Dengan penghematan 3 kali putaran, mulai dari penyisiran di Kementerian Keuangan, kemudian penyisiran anggaran di kementerian/lembaga sampai penghematan di Badan Usaha Milik Negara (BUMN), Prabowo mencatat dana penghematan sebesar Rp 750 triliun.
Prabowo sudah memproyeksikan dana di atas untuk membiayai program Makan Bergizi Gratis (MBG), serta penyertaan modal bagi Badan Pengelolaan Investasi (BPI) Danantara. Sebuah badan baru yang disiapkan untuk mengelola U$D 900 triliun untuk membiayai investasi pengembangan energi terbarukan dan program ketahanan pangan.
Nampak Prabowo sangat serius untuk mewujudkan swasembada energi dan pangan sebagai pilar untuk membangun kemandirian bangsa. Perlahan tapi pasti, Prabowo ingin Indonesia tak bergantung pada importasi energi dan pangan untuk memenuhi kebutuhan nasional. Sebab, ketergantungan negeri ini pada pasokan energi dan pangan dari luar negeri, sangat berbahaya bagi kedaulatan negara.
Sementara, kedaulatan negara tak bisa ditukar dengan apapun, hatta dengan kekayaan sumber daya manusia maupun sumberdaya alam.
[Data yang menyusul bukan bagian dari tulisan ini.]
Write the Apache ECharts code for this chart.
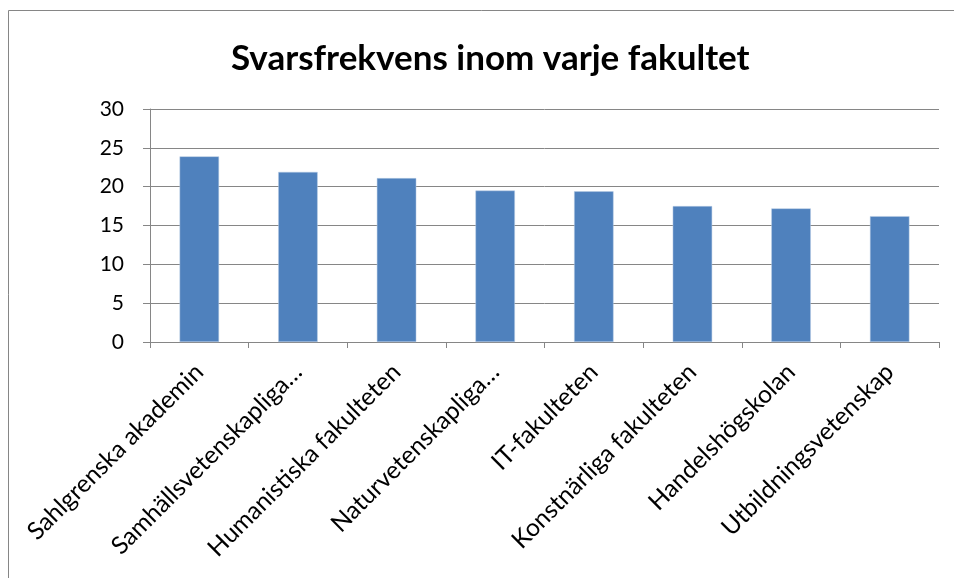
<!DOCTYPE html>
<html>
<head>
<meta charset="utf-8">
<script src="https://cdn.jsdelivr.net/npm/echarts@6/dist/echarts.min.js"></script>
<style>
  html, body { margin: 0; padding: 0; background: #fff; }
  #chart { width: 954px; height: 578px; }
</style>
</head>
<body>
<div id="chart"></div>
<script>
// fakulteter (som de visas i diagrammet)
const categories = [
  'Sahlgrenska akademin',
  'Samhällsvetenskapliga…',
  'Humanistiska fakulteten',
  'Naturvetenskapliga…',
  'IT-fakulteten',
  'Konstnärliga fakulteten',
  'Handelshögskolan',
  'Utbildningsvetenskap'
]
const svarsfrekvens = [23.9, 21.9, 21.1, 19.5, 19.4, 17.5, 17.2, 16.2]
const yTicks = [0, 5, 10, 15, 20, 25, 30]

const font = 'Lato, "Open Sans", sans-serif'
const chart = echarts.init(document.getElementById('chart'))

const options = {
  animation: false,
  title: {
    text: 'Svarsfrekvens inom varje fakultet',
    left: 226,
    top: 36,
    textStyle: {
      fontFamily: font,
      fontWeight: 'bold',
      fontSize: 35,
      color: '#000'
    }
  },
  graphic: [
    {
      // ram runt diagrammet
      type: 'rect',
      shape: { x: 8.5, y: 10.5, width: 1000, height: 1000 },
      style: { fill: 'none', stroke: '#868686', lineWidth: 1 },
      silent: true
    }
  ],
  grid: {
    left: 150,
    right: 15,
    top: 109,
    bottom: 236
  },
  xAxis: {
    type: 'category',
    data: categories,
    axisLine: { lineStyle: { color: '#868686', width: 1 } },
    axisTick: { show: true, length: 6, lineStyle: { color: '#868686' } },
    axisLabel: {
      rotate: 45,
      interval: 0,
      margin: 26,
      color: '#000',
      fontFamily: font,
      fontSize: 24.5
    }
  },
  yAxis: {
    type: 'value',
    min: yTicks[0],
    max: yTicks[yTicks.length - 1],
    interval: 5,
    axisLine: { show: true, lineStyle: { color: '#868686', width: 1 } },
    axisTick: { show: true, length: 7, lineStyle: { color: '#868686' } },
    axisLabel: {
      margin: 26,
      color: '#000',
      fontFamily: font,
      fontSize: 21
    },
    splitLine: { show: true, lineStyle: { color: '#868686', width: 1 } }
  },
  series: [
    {
      type: 'bar',
      data: svarsfrekvens,
      barCategoryGap: '60%',
      itemStyle: {
        color: '#4F81BD',
        borderColor: '#b9cde5',
        borderWidth: 0.5
      }
    }
  ]
}

chart.setOption(options)
</script>
</body>
</html>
Ini menyangkut eksistensi Indonesia sebagai negara yang berdaulat. Sebuah negeri yang memiliki pemerintahan, penduduk, wilayah maupun pengakuan kedaulatan dari negara lain.
Ditinjau dari berbagai hal, Indonesia di bawah kepemimpinan Prabowo, diyakini akan membuka peta jalan yang jelas dan pasti bagi Indonesia Emas 2045. Prabowo menjadi jembatan penghubung antara Indonesia Cemas dan Indonesia Emas. Dengan pertumbuhan ekonomi 8 persen, kesejahteraan dan kemakmuran rakyat akan meningkat.
Mau tidak mau, untuk mencapai pertumbuhan ekonomi di atas, komitmen Prabowo tidaklah cukup, harus ditopang oleh birokrasi pemerintah yang kreatif, inovatif, produktif, efektif dan efisien.
Maka reformasi birokrasi merupakan sesuatu yang inheren dari transformasi bangsa. Prabowo telah mengerahkan segala daya dan upaya untuk mewujudkan pemerintah yang bersih dimaksud.
Dalam struktur Politik Indonesia, birokrasi merupakan sesuatu kekuatan sendiri. Ini tak kalah penting dan strategis dari partai politik, militer, dukungan publik dan media massa. Birokrasi pada struktur rezim Orde Baru merupakan salah satu penyanggah kekuasaan, disamping kekuatan militer dan partai politik.